BEGIN Dataset records

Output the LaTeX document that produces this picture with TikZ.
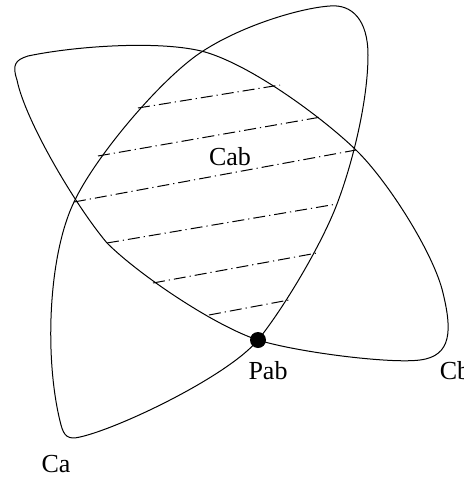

END Dataset records
BEGIN Dataset records

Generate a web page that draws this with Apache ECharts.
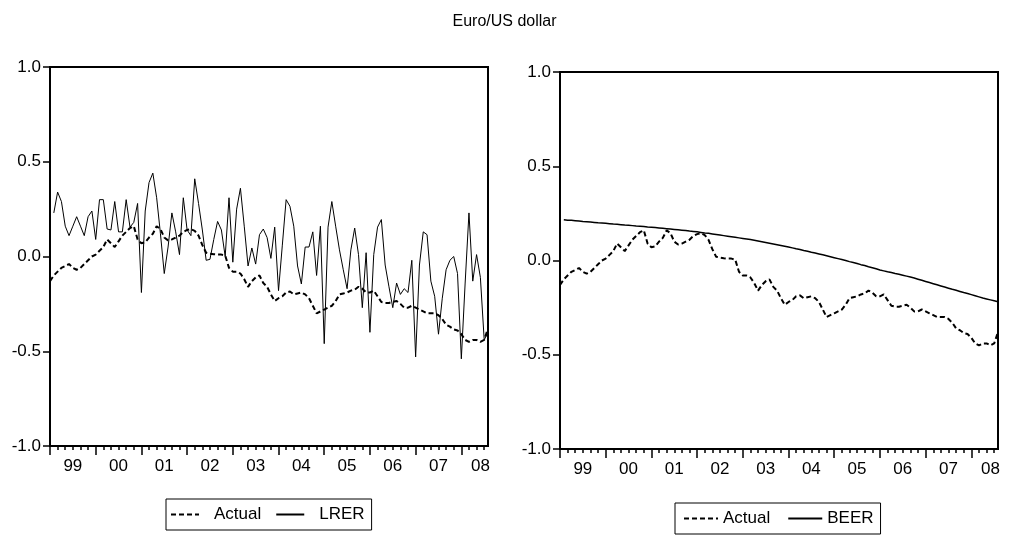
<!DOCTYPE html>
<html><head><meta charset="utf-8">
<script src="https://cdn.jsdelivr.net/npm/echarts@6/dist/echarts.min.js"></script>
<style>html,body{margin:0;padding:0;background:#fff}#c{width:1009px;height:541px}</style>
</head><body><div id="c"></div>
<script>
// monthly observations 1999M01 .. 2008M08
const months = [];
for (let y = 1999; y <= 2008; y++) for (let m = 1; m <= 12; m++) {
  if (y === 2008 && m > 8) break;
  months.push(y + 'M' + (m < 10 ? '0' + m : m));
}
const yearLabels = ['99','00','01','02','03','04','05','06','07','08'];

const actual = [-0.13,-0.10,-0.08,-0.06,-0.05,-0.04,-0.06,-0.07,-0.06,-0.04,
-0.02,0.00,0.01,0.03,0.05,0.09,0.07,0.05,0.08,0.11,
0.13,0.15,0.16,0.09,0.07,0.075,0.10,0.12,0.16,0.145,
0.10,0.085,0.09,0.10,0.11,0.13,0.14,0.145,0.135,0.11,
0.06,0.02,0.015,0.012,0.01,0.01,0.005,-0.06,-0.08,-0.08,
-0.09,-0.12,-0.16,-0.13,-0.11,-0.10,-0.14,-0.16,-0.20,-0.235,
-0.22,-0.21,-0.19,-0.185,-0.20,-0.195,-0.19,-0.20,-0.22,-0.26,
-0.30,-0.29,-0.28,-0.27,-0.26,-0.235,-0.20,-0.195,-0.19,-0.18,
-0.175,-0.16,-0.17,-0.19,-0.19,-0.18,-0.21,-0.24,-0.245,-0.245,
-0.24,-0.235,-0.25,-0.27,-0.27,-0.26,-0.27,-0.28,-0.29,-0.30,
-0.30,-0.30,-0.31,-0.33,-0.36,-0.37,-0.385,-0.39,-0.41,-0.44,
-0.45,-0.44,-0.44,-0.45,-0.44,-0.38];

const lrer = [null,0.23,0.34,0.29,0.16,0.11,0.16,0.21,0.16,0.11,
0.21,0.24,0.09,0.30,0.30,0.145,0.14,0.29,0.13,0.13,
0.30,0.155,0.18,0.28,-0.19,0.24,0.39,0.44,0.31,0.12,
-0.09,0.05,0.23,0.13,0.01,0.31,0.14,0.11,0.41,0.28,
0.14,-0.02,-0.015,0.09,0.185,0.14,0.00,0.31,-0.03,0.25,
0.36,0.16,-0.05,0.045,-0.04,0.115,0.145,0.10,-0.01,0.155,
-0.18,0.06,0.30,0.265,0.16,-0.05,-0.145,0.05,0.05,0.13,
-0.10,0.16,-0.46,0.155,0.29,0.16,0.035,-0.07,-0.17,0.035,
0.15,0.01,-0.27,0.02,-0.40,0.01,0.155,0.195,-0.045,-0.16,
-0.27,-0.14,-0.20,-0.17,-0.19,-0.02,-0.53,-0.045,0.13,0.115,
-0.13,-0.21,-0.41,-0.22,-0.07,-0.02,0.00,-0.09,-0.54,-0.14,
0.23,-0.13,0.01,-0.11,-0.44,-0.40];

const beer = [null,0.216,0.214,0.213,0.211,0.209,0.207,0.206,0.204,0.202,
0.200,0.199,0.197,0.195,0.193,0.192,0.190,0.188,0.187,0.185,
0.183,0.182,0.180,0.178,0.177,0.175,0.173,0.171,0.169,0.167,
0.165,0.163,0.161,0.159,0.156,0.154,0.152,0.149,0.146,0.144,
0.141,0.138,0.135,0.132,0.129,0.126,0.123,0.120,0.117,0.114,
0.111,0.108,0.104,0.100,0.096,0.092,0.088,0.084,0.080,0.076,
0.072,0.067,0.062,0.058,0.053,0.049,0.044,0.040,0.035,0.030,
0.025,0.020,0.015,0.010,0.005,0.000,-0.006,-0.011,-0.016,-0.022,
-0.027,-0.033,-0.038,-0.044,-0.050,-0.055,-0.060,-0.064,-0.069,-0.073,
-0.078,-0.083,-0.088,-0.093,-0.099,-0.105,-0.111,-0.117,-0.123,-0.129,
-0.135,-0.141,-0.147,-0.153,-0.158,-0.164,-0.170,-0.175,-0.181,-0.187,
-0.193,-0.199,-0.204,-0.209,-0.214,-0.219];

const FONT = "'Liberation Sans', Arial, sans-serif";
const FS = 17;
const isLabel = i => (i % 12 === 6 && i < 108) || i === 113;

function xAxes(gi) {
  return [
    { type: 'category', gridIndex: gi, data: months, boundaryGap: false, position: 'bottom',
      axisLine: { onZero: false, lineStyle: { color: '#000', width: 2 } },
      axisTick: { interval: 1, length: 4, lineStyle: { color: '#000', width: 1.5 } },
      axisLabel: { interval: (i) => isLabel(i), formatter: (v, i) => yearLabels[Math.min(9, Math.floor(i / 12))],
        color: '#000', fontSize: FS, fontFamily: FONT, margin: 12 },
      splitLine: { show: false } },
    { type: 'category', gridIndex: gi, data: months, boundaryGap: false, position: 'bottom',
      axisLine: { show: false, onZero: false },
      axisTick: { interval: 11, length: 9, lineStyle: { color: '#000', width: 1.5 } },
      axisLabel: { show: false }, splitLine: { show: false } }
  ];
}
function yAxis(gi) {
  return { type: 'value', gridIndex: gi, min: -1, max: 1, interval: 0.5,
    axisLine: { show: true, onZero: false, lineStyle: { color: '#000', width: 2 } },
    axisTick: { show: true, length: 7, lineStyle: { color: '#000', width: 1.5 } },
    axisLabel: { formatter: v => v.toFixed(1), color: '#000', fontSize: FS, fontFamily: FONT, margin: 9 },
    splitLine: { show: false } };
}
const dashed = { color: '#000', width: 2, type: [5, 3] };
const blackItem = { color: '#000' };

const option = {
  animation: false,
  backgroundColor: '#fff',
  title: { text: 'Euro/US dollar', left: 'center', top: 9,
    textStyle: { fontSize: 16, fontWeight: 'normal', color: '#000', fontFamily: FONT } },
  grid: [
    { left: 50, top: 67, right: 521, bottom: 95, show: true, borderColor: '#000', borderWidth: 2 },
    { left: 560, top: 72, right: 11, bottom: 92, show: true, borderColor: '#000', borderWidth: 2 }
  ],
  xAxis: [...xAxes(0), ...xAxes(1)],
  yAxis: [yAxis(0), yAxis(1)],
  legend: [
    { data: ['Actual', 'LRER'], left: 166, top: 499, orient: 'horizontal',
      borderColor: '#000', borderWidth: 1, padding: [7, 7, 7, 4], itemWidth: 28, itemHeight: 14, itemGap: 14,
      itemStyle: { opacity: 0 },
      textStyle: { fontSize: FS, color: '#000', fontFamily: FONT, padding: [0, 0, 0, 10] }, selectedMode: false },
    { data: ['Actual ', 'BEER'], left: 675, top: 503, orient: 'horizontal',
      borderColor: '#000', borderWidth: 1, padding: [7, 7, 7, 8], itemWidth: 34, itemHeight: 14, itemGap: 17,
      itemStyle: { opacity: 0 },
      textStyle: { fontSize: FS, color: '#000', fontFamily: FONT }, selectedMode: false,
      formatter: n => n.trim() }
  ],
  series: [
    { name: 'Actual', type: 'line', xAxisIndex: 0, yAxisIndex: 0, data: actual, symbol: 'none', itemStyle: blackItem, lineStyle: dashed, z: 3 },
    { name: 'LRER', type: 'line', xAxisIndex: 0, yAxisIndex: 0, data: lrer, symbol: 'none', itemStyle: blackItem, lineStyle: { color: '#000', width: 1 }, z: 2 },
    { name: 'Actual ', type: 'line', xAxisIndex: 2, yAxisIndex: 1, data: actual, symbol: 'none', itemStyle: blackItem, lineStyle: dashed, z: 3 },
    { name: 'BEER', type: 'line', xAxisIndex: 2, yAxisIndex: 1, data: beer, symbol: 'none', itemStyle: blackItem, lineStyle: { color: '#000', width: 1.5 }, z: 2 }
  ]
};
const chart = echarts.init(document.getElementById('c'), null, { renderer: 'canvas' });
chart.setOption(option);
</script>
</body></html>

END Dataset records

Given request: Every line that holds the string "with" should be returned.

Task solution:
Output the LaTeX document that produces this picture with TikZ.
Generate a web page that draws this with Apache ECharts.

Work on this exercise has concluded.